Attach your chess study to an existing daily habit. If you have your morning coffee at seven, solve puzzles with your coffee. If you commute by train, review a game during the ride. Linking chess to something you already do makes it much easier to stick.
Track your consistency, not your results. Put a check mark on a calendar for every day you study, regardless of whether your rating went up or down. Over time, the unbroken chain of check marks becomes its own motivation.
Finally, forgive yourself for missed days. Life happens. If you miss a day or even a week, do not abandon the routine. Just pick it back up where you left off. The goal is long-term consistency, not perfection.
Professor Archer says: Start small, be consistent, and build from there. If you can commit to twenty minutes a day of focused chess work, you will improve. That is my promise, tested over decades of teaching. Twenty minutes.

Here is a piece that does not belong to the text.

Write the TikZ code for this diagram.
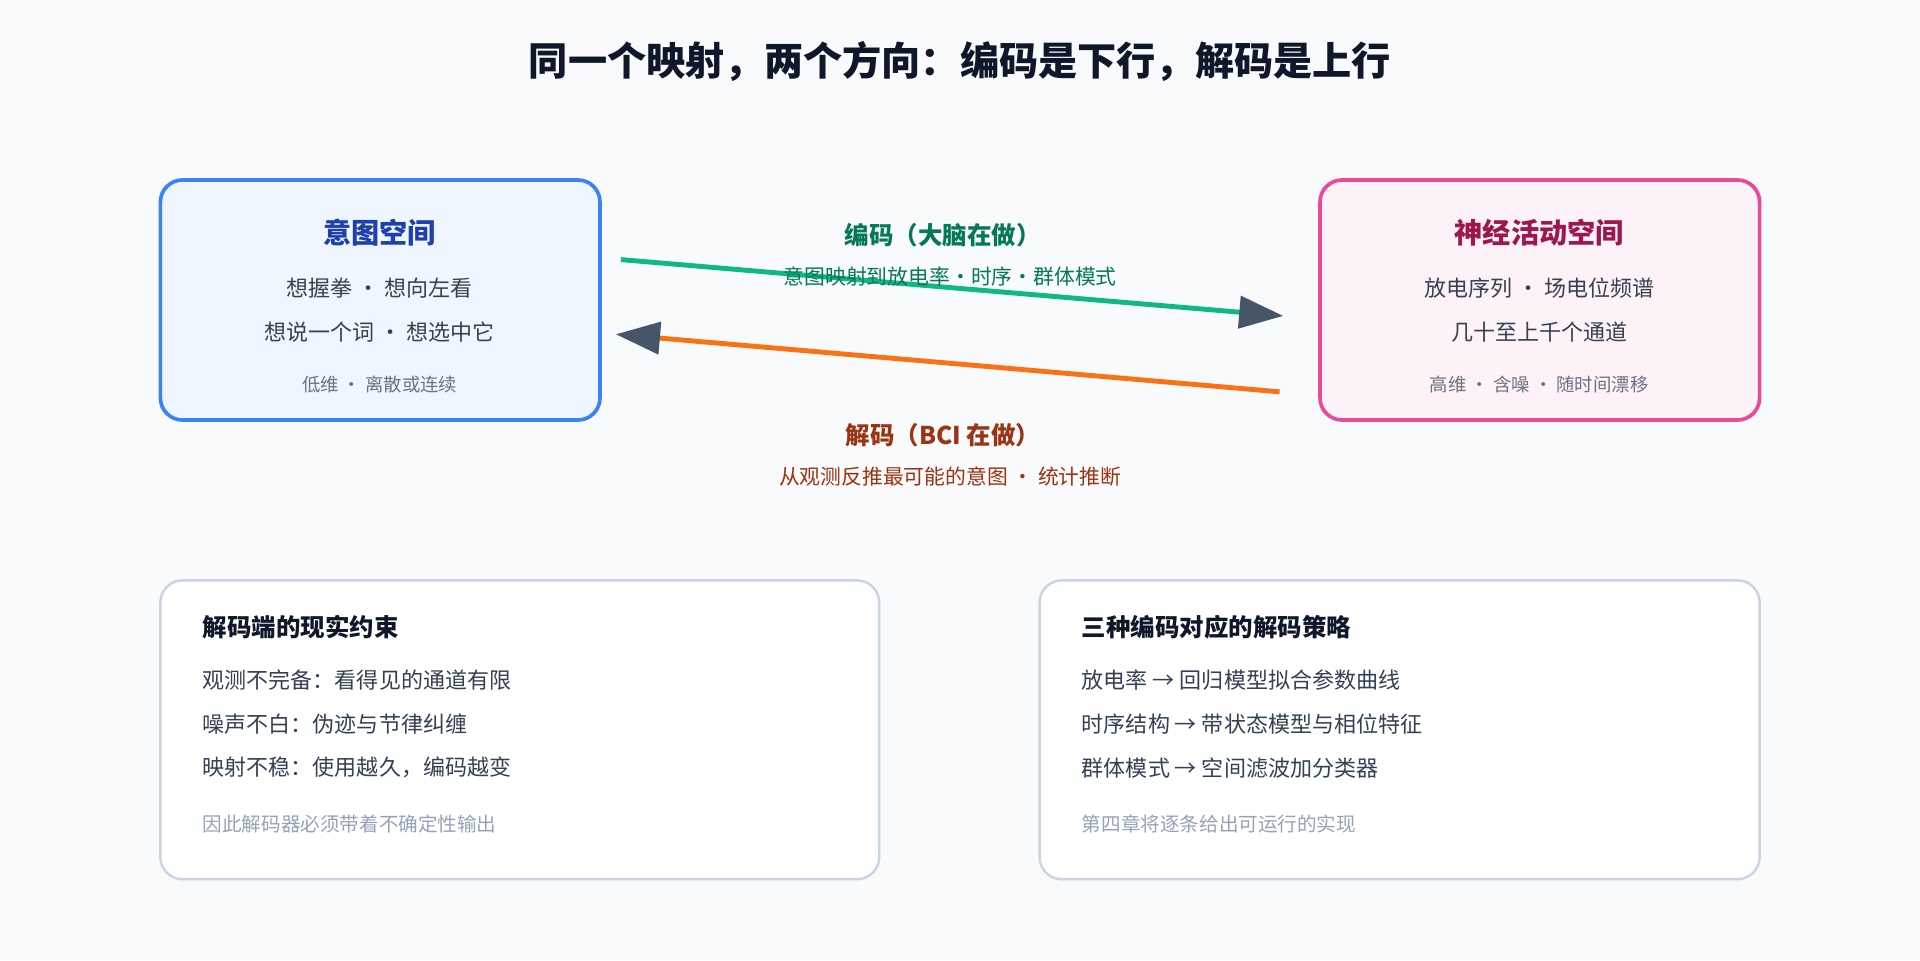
\documentclass[tikz,border=0pt]{standalone}
\usepackage{fontspec}
\setmainfont{Noto Sans CJK SC}
\usetikzlibrary{arrows.meta}
\definecolor{bg}{HTML}{F8FAFC}
\definecolor{ttl}{HTML}{0F172A}
\definecolor{bluef}{HTML}{EFF6FF}\definecolor{blueb}{HTML}{3B82F6}\definecolor{bluet}{HTML}{1E40AF}
\definecolor{pinkf}{HTML}{FDF2F8}\definecolor{pinkb}{HTML}{EC4899}\definecolor{pinkt}{HTML}{9D174D}
\definecolor{txt}{HTML}{374151}\definecolor{sub}{HTML}{6B7280}
\definecolor{grn}{HTML}{10B981}\definecolor{grnt}{HTML}{047857}
\definecolor{org}{HTML}{F97316}\definecolor{orgt}{HTML}{9A3412}
\definecolor{head}{HTML}{475569}\definecolor{cardb}{HTML}{CBD5E1}
\definecolor{ct}{HTML}{334155}\definecolor{foot}{HTML}{94A3B8}
\begin{document}
\begin{tikzpicture}[x=1pt,y=-1pt,
  fs/.style={font=\fontsize{#1}{#1}\selectfont},
  box/.style={rounded corners=18pt,line width=3pt},
  card/.style={rounded corners=18pt,line width=2pt,draw=cardb,fill=white},
  arr/.style={line width=4pt,-{Triangle[length=36pt,width=26pt,color=head]}},
  lt/.style={anchor=west,fs=18,text=ct}]
\fill[bg] (0,0) rectangle (1568,784);
\node[fs=32,font=\bfseries,text=ttl] (title) at (784,50) {\fontsize{32}{32}\selectfont\bfseries 同一个映射，两个方向：编码是下行，解码是上行};
% left box
\draw[box,draw=blueb,fill=bluef] (131,147) rectangle (490,343);
\node[text=bluet] (lt1) at (310,190) {\fontsize{23}{23}\selectfont\bfseries 意图空间};
\node[fs=18,text=txt] (lt2) at (310,235) {想握拳 · 想向左看};
\node[fs=18,text=txt] (lt3) at (310,271) {想说一个词 · 想选中它};
\node[fs=15,text=sub] (lt4) at (310,314) {低维 · 离散或连续};
% right box
\draw[box,draw=pinkb,fill=pinkf] (1078,147) rectangle (1437,343);
\node[text=pinkt] (rt1) at (1257,190) {\fontsize{23}{23}\selectfont\bfseries 神经活动空间};
\node[fs=18,text=txt] (rt2) at (1257,235) {放电序列 · 场电位频谱};
\node[fs=18,text=txt] (rt3) at (1257,271) {几十至上千个通道};
\node[fs=15,text=sub] (rt4) at (1257,314) {高维 · 含噪 · 随时间漂移};
% arrows
\coordinate (e1) at (507,212); \coordinate (e2) at (1048,258);
\coordinate (d1) at (1045,320); \coordinate (d2) at (503,273);
\draw[arr,grn] (e1) -- (e2);
\draw[arr,org] (d1) -- (d2);
\node[text=grnt] (el) at (770,192) {\fontsize{20}{20}\selectfont\bfseries 编码（大脑在做）};
\node[fs=17,text=grnt] (es) at (776,226) {意图映射到放电率·时序·群体模式};
\node[text=orgt] (dl) at (770,355) {\fontsize{20}{20}\selectfont\bfseries 解码（BCI 在做）};
\node[fs=17,text=orgt] (ds) at (776,389) {从观测反推最可能的意图 · 统计推断};
% cards
\draw[card] (131,474) rectangle (718,718);
\node[anchor=west,text=ttl] (c1t) at (162,512) {\fontsize{20}{20}\selectfont\bfseries 解码端的现实约束};
\node[lt] (c1a) at (162,555) {观测不完备：看得见的通道有限};
\node[lt] (c1b) at (162,591) {噪声不白：伪迹与节律纠缠};
\node[lt] (c1c) at (162,627) {映射不稳：使用越久，编码越变};
\node[anchor=west,fs=16,text=foot] (c1f) at (162,673) {因此解码器必须带着不确定性输出};
\draw[card] (849,474) rectangle (1437,718);
\node[anchor=west,text=ttl] (c2t) at (880,512) {\fontsize{20}{20}\selectfont\bfseries 三种编码对应的解码策略};
\node[lt] (c2a) at (880,555) {放电率 → 回归模型拟合参数曲线};
\node[lt] (c2b) at (880,591) {时序结构 → 带状态模型与相位特征};
\node[lt] (c2c) at (880,627) {群体模式 → 空间滤波加分类器};
\node[anchor=west,fs=16,text=foot] (c2f) at (880,673) {第四章将逐条给出可运行的实现};
\end{tikzpicture}
\end{document}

Every day. That is the secret, and it is not really a secret at all.
Quick Quiz
What is the most effective way to spend 20 minutes of daily chess study?

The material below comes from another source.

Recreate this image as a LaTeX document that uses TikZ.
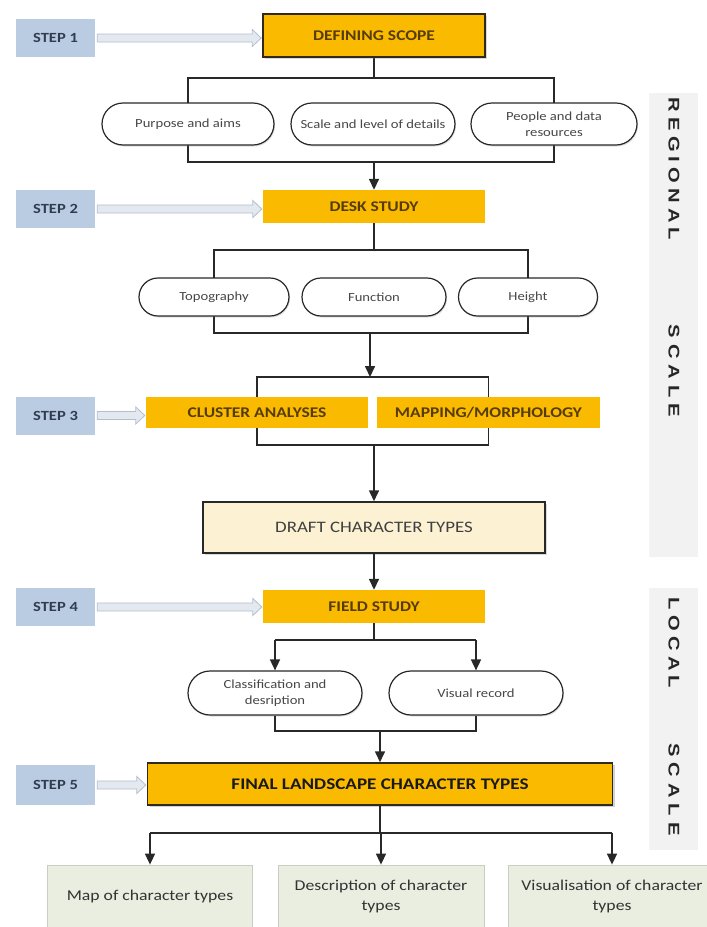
\documentclass[tikz,border=0pt]{standalone}
\usepackage{fontspec}
\setmainfont{Carlito}[FakeStretch=1.18]
\newfontfamily\barfont{Liberation Sans}[FakeStretch=1.3]
\usetikzlibrary{arrows.meta,shadows,backgrounds,calc}
\definecolor{orng}{RGB}{250,186,0}
\definecolor{edge}{RGB}{50,42,25}
\definecolor{ortext}{RGB}{85,60,10}
\definecolor{stepblue}{RGB}{186,204,226}
\definecolor{steptext}{RGB}{50,60,80}
\definecolor{cream}{RGB}{252,241,210}
\definecolor{sage}{RGB}{233,238,225}
\definecolor{sageedge}{RGB}{200,206,195}
\definecolor{bargray}{RGB}{242,242,242}
\definecolor{hline}{RGB}{178,190,208}
\definecolor{hfill}{RGB}{228,233,240}
\definecolor{linecol}{RGB}{40,40,40}
\newcommand\steparrow[2]{%
  \draw[harrow] let \p1=(#1.east), \p2=(#2.west) in
  (\x1+2pt,\y1+4pt) -- (\x2-10pt,\y1+4pt) -- (\x2-10pt,\y1+8.5pt) -- (\x2-1pt,\y1)
  -- (\x2-10pt,\y1-8.5pt) -- (\x2-10pt,\y1-4pt) -- (\x1+2pt,\y1-4pt) -- cycle;}
\begin{document}
\begin{tikzpicture}[x=1pt,y=-1pt,
  stepbox/.style={fill=stepblue, minimum width=79pt, minimum height=38pt, inner sep=0pt,
    text=steptext, font=\bfseries\fontsize{14}{16}\selectfont},
  orbox/.style={fill=orng, inner sep=0pt, text=ortext, font=\bfseries\fontsize{14.8}{17}\selectfont},
  roundbox/.style={draw=linecol, line width=1.2pt, fill=white, rounded corners=21pt, inner sep=0pt,
    align=center, text=black!72, font=\fontsize{12.4}{16}\selectfont,
    drop shadow={shadow xshift=1pt, shadow yshift=-1.5pt, opacity=.25}},
  outbox/.style={draw=sageedge, line width=0.8pt, fill=sage, inner sep=0pt, align=center,
    minimum height=62pt, text=black!80, font=\fontsize{15}{20}\selectfont},
  conn/.style={draw=linecol, line width=1.6pt},
  arr/.style={conn, -{Triangle[length=11pt,width=10pt]}},
  harrow/.style={draw=hline, fill=hfill, line width=0.8pt},
  bar/.style={fill=bargray, inner sep=0pt, minimum width=48pt,
    drop shadow={shadow xshift=-1pt, shadow yshift=0pt, opacity=.08}},
  bartext/.style={rotate=-90, text=black!85, font=\barfont\bfseries\fontsize{15.5}{17}\selectfont, inner sep=0pt}
]
\useasboundingbox (0,0) rectangle (707,927);

% side bars
\node[bar, minimum height=464pt] (rb) at (674,325) {};
\node[bar, minimum height=262pt] (lb) at (674,719) {};
\node[bartext] (rt1) at (674,169) {R\kern5.1pt E\kern5.1pt G\kern5.1pt I\kern5.1pt O\kern5.1pt N\kern5.1pt A\kern5.1pt L};
\node[bartext] (rt2) at (674,371) {S\kern6pt C\kern6pt A\kern6pt L\kern6pt E};
\node[bartext] (lt1) at (674,643) {L\kern5.3pt O\kern5.3pt C\kern5.3pt A\kern5.3pt L};
\node[bartext] (lt2) at (674,789.5) {S\kern6pt C\kern6pt A\kern6pt L\kern6pt E};

% step boxes
\node[stepbox] (s1) at (55.5,38) {STEP 1};
\node[stepbox] (s2) at (55.5,209) {STEP 2};
\node[stepbox] (s3) at (55.5,415.5) {STEP 3};
\node[stepbox] (s4) at (55.5,607) {STEP 4};
\node[stepbox, minimum height=40pt] (s5) at (55.5,785) {STEP 5};

% main boxes
\node[orbox, draw=edge, line width=1.5pt, minimum width=222pt, minimum height=43pt,
  drop shadow={shadow xshift=1.5pt, shadow yshift=-1.5pt, opacity=.3}] (def) at (374,35.5) {DEFINING SCOPE};
\node[orbox, minimum width=222pt, minimum height=33pt] (desk) at (374,206.5) {DESK STUDY};
\node[orbox, minimum width=222pt, minimum height=31pt] (clu) at (257,412.5) {CLUSTER ANALYSES};
\node[orbox, minimum width=223pt, minimum height=31pt] (map) at (488.5,412.5) {MAPPING/MORPHOLOGY};
\node[draw=linecol, line width=1.5pt, fill=cream, minimum width=342pt, minimum height=51pt, inner sep=0pt,
  text=black!75, font=\fontsize{16}{18}\selectfont,
  drop shadow={shadow xshift=1.5pt, shadow yshift=-1.5pt, opacity=.3}] (draft) at (374,527.5) {DRAFT CHARACTER TYPES};
\node[orbox, minimum width=222pt, minimum height=33pt] (field) at (374,606.5) {FIELD STUDY};
\node[orbox, draw=edge, line width=1.5pt, minimum width=465pt, minimum height=42pt,
  font=\bfseries\fontsize{16.2}{18}\selectfont, text=black!90,
  drop shadow={shadow xshift=2pt, shadow yshift=-2pt, opacity=.35}] (final) at (380,784) {FINAL LANDSCAPE CHARACTER TYPES};

% rounded boxes
\node[roundbox, minimum width=172pt, minimum height=42pt] (p1) at (188,124) {Purpose and aims};
\node[roundbox, minimum width=164pt, minimum height=42pt] (p2) at (373,124) {Scale and level of details};
\node[roundbox, minimum width=166pt, minimum height=42pt] (p3) at (554,124) {People and data\\resources};
\node[roundbox, minimum width=150pt, minimum height=38pt, rounded corners=19pt] (t) at (214,297) {Topography};
\node[roundbox, minimum width=144pt, minimum height=38pt, rounded corners=19pt] (f) at (374,297) {Function};
\node[roundbox, minimum width=139pt, minimum height=38pt, rounded corners=19pt] (h) at (528,297) {Height};
\node[roundbox, minimum width=174pt, minimum height=44pt, rounded corners=22pt] (cl) at (275,693) {Classification and\\desription};
\node[roundbox, minimum width=174pt, minimum height=44pt, rounded corners=22pt] (vr) at (476,693) {Visual record};

% output boxes
\node[outbox, minimum width=205pt] (o1) at (150,896) {Map of character types};
\node[outbox, minimum width=206pt] (o2) at (381,896) {Description of character\\types};
\node[outbox, minimum width=208pt] (o3) at (612,896) {Visualisation of character\\types};

% junction coordinates
\coordinate (j1) at (374,78);
\coordinate (j1b) at (374,162);
\coordinate (j2) at (374,250);
\coordinate (j2b) at (370,333);
\coordinate (j3) at (370,377);
\coordinate (j3b) at (374,445);
\coordinate (j4) at (374,640);
\coordinate (j5) at (380,731);
\coordinate (j6) at (380,833);

\begin{pgfonlayer}{background}
\draw[conn] (def.south) -- (j1);
\draw[conn] (p1.center |- j1) rectangle (p3.center |- j1b);
\draw[conn] (desk.south) -- (j2);
\draw[conn] (t.center |- j2) rectangle (h.center |- j2b);
\draw[conn] (clu.center |- j3) rectangle (map.center |- j3b);
\end{pgfonlayer}

\draw[arr] (j1b) -- (desk.north);
\draw[arr] (j2b) -- (j3);
\draw[arr] (j3b) -- (draft.north);
\draw[arr] (draft.south) -- (field.north);
\draw[conn] (field.south) -- (j4);
\draw[conn] (cl.north |- j4) -- (vr.north |- j4);
\draw[arr] (cl.north |- j4) -- (cl.north);
\draw[arr] (vr.north |- j4) -- (vr.north);
\draw[conn] (cl.south) -- (cl.south |- j5) -- (vr.south |- j5) -- (vr.south);
\draw[arr] (j5) -- (final.north);
\draw[conn] (final.south) -- (j6);
\draw[conn] (o1.north |- j6) -- (o3.north |- j6);
\draw[arr] (o1.north |- j6) -- (o1.north);
\draw[arr] (o2.north |- j6) -- (o2.north);
\draw[arr] (o3.north |- j6) -- (o3.north);

% step arrows
\steparrow{s1}{def}
\steparrow{s2}{desk}
\steparrow{s3}{clu}
\steparrow{s4}{field}
\steparrow{s5}{final}
\end{tikzpicture}
\end{document}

- Play four 5-minute blitz games - Blitz games reinforce speed over thought and do not provide much learning opportunity. Focused study activities like puzzles and game review are far more effective for the same amount of time.
- Memorise opening theory for your favorite opening - Opening memorisation has diminishing returns, especially below 1600. Time is better spent on tactics and understanding principles rather than memorising specific move sequences.
- Solve tactical puzzles and review one of your recent games (Correct) - Correct. Tactical puzzles build pattern recognition, which is the foundation of improvement. Reviewing your own games identifies specific weaknesses in your play. Together, these activities provide the highest return on a limited study budget.
- Watch grandmaster games without analysis - Passively watching games without trying to understand the moves provides limited benefit. Active study — solving puzzles and analyzing your own games — is far more effective for improvement.